Researchers continue to train an advanced, robotic cheetah to do new tricks.
The latest accomplishment showcased by scientists at MIT's Biometrics Robotics Lab is not only that the cheetah can jump while running but that it can sense the obstacles over which it has to make the leap.
"A running jump is a truly dynamic behavior," Sangbae Kim, assistant professor of mechanical engineering, said in a statement. "You have to manage balance and energy, and be able to handle impact after landing. Our robot is specifically designed for those highly dynamic behaviors."
The robotic cheetah running at 5 mph demonstrated on a treadmill and indoor track that it could jump over objects up to 18 inches tall, which MIT notes is more than half of the robot's own height. In terms of weight, MIT doesn't specify how heavy the robot is now, but a couple of years ago, it weighed about 70 pounds.
Using LIDAR, a type of sensing technology, and a path-planning system set up by the researchers, the robotic cheetah is autonomous in its running and jumping endeavors. The sensing system allows the cheetah to assess the size and distance of the obstacle in front of it, while MIT researchers devised an algorithm that then has the robotic system adjusting its remaining strides to appropriately time the leap over the object.

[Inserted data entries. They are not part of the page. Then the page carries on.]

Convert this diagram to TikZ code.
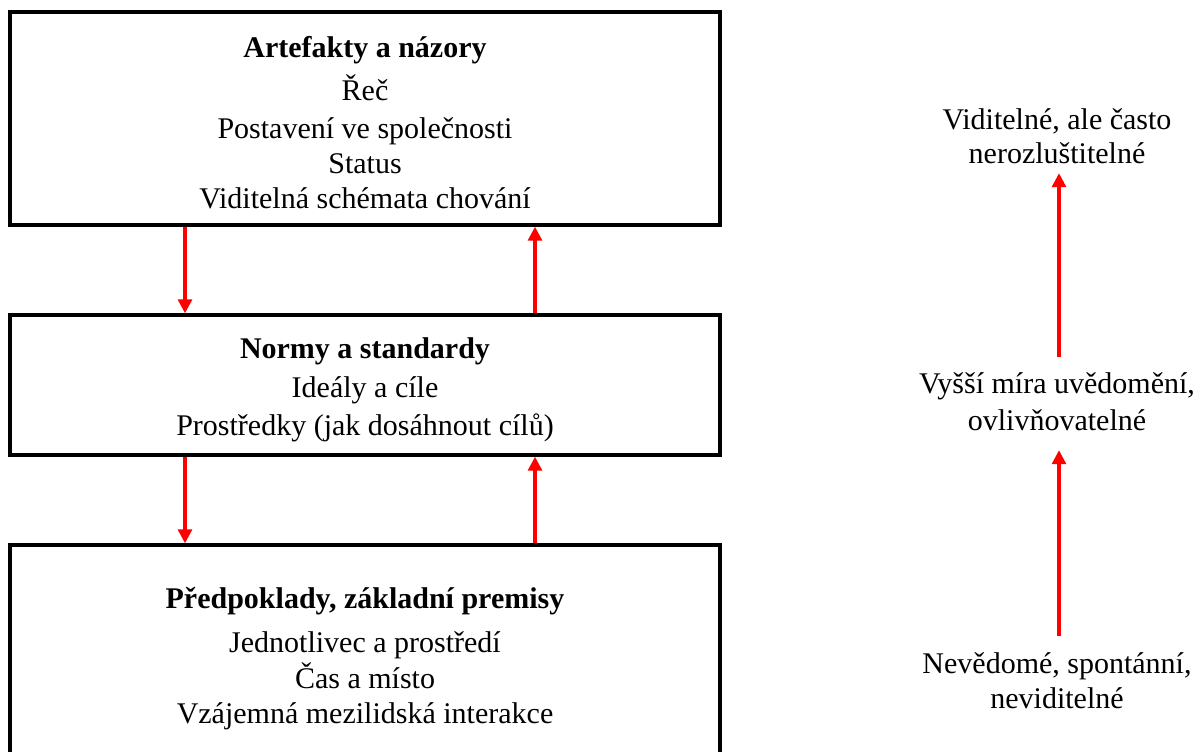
\documentclass[tikz,border=0pt]{standalone}
\usepackage{fontspec}
\setmainfont{Liberation Serif}
\usetikzlibrary{arrows.meta}
\begin{document}
\begin{tikzpicture}[x=0.75pt,y=-0.75pt,
  box/.style={draw=black, line width=2.6pt, minimum width=532.5pt, inner sep=0pt},
  txt/.style={anchor=base, inner sep=0pt, font=\fontsize{22.5}{26.25}\selectfont},
  ttl/.style={anchor=base, inner sep=0pt, font=\fontsize{22.5}{26.25}\selectfont\bfseries},
  lbl/.style={txt, text height=16.875pt, text depth=4.95pt},
  arr/.style={draw=red, line width=2.3pt, -{Triangle[length=10.5pt,width=10.5pt]}}
]
\clip (0,0) rectangle (1200,751);
\fill[white] (0,0) rectangle (1200,751);
% boxes
\node[box, minimum height=159.75pt] (b1) at (365,118.5) {};
\node[box, minimum height=105pt] (b2) at (365,385) {};
\node[box, minimum height=225pt] (b3) at (365,695) {};
% box 1 text
\node[ttl] (t1) at (365,57) {Artefakty a názory};
\node[txt] (t1a) at (365,100) {Řeč};
\node[txt] (t1b) at (365,138) {Postavení ve společnosti};
\node[txt] (t1c) at (365,173) {Status};
\node[txt] (t1d) at (365,208) {Viditelná schémata chování};
% box 2 text
\node[ttl] (t2) at (365,358) {Normy a standardy};
\node[txt] (t2a) at (365,397) {Ideály a cíle};
\node[txt] (t2b) at (365,435) {Prostředky (jak dosáhnout cílů)};
% box 3 text
\node[ttl] (t3) at (365,608) {Předpoklady, základní premisy};
\node[txt] (t3a) at (365,652) {Jednotlivec a prostředí};
\node[txt] (t3b) at (365,688) {Čas a místo};
\node[txt] (t3c) at (365,723) {Vzájemná mezilidská interakce};
% right column
\node[lbl] (r1a) at (1057,129) {Viditelné, ale často};
\node[lbl] (r1b) at (1057,163) {nerozluštitelné};
\node[lbl] (r2a) at (1057,393) {Vyšší míra uvědomění,};
\node[lbl] (r2b) at (1057,430) {ovlivňovatelné};
\node[lbl] (r3a) at (1057,673) {Nevědomé, spontánní,};
\node[lbl] (r3b) at (1057,708) {neviditelné};
% arrows between boxes
\draw[arr] ([xshift=-135pt]b1.south) -- ([xshift=-135pt]b2.north);
\draw[arr] ([xshift=127.5pt]b2.north) -- ([xshift=127.5pt]b1.south);
\draw[arr] ([xshift=-135pt]b2.south) -- ([xshift=-135pt]b3.north);
\draw[arr] ([xshift=127.5pt]b3.north) -- ([xshift=127.5pt]b2.south);
% right arrows
\draw[arr, shorten <=10.9pt, shorten >=10pt] ([xshift=1.5pt]r3a.north) -- ([xshift=1.5pt]r2b.south);
\draw[arr, shorten <=10.1pt, shorten >=2.5pt] ([xshift=1.5pt]r2a.north) -- ([xshift=1.5pt]r1b.south);
\end{tikzpicture}
\end{document}
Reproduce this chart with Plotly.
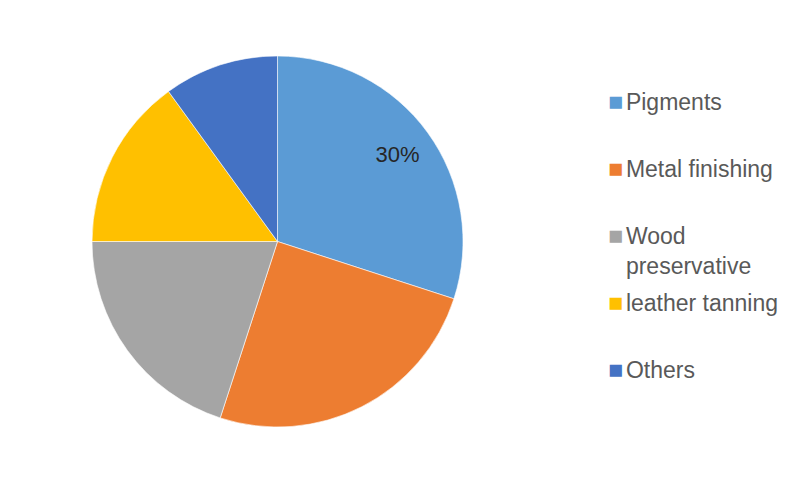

Watch footage of the tests on a treadmill and on the indoor track:
Kim admitted that the robotic cheetah is not necessarily the most efficient at jumping over an object and, in this case, that's OK.
"If you want to optimize for, say, energy efficiency, you would want the robot to barely clear the obstacle — but that’s dangerous, and finding a truly optimal solution would take a lot of computing time," Kim said. "In running, we don’t want to spend a lot of time to find a better solution. We just want one that’s feasible."
So, sometimes the robot jumps higher over an object.
"This is one example where you just have to be good enough, because you’re running, and have to make a decision very quickly," Kim said.
Next up for the robot is getting it to jump while running on softer ground, like grass.
The military's researcher arm, the Defense Advanced Research Projects Agency, funded some of this project.